I think that receiving my own whistle that day brought all of this back to me: my father the coach, the guy who could connect with everyone, the guy who saw the heart of gold buried in every kid. He delighted in bringing a spark out in people. He was the kind of coach and father that kids were drawn to; over the years, I think many of our friends came to know him as a confidant and alternative father-figure; I was humbled by some of the unexpected faces that showed up to his services, people he hadn't talked to probably since their adolescence.
I actually cried on the soccer fields that training day when I got the whistle. I didn't quite know why at the time, but maybe I do now: receiving that whistle brought me back to my father, called on me to look inside myself for all the things that I have in common with him, that we are in common. It reminded me that on the field, I have to be a better coach, I have to try to reach every kid, and try to be a source of good in their lives. That I want to be a source of good in the communities around me, the close-in ones of friends and family, the further circles of soccer, school, work, our town, and that this desire comes in large part from the example that he set.


It's taken me about three years to come to terms with my father's passing, to figure out why I didn't grieve then, to figure out what I do grieve, to excavate the sense of loss and make sense of it. To be able to sit down for a few hours with a whistle wrapped around my wrist, thinking and typing about him, and just be sad.

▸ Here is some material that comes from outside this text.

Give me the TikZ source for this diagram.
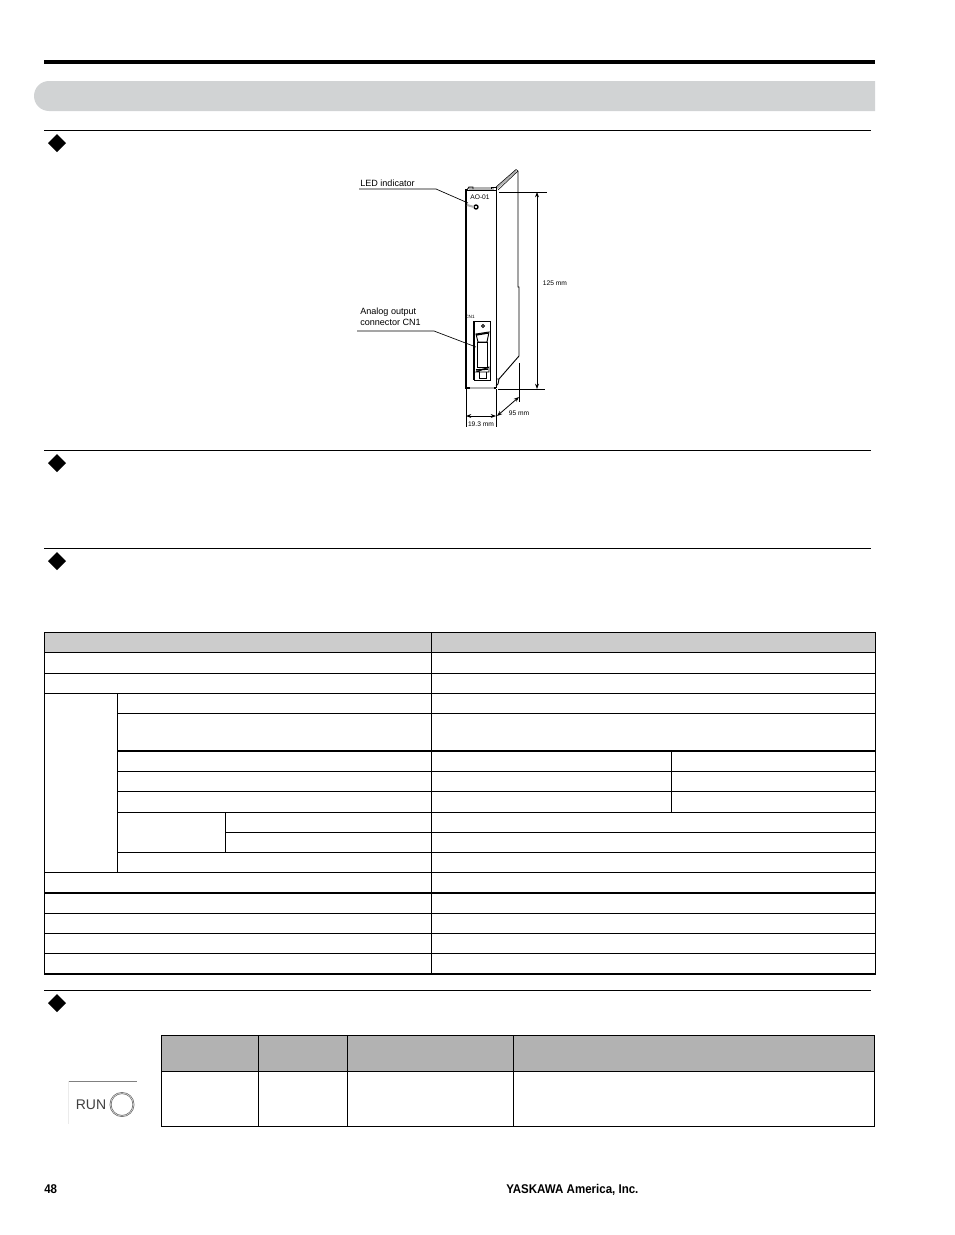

This afternoon we're having some friends over for a whisky toast to him. It was awkward and vulnerable to invite them over, and I don't know what we will say or do, but it feels important to do this.
Finally.
Rob Elliott
Brings back a lot of good memories for me.
Thanks for writing and sharing!
Love, Uncle Rob
Mrs. William A Elliott
A beautiful tribute--brought back so many touching memories and feelings. Thank you for sharing your love of him.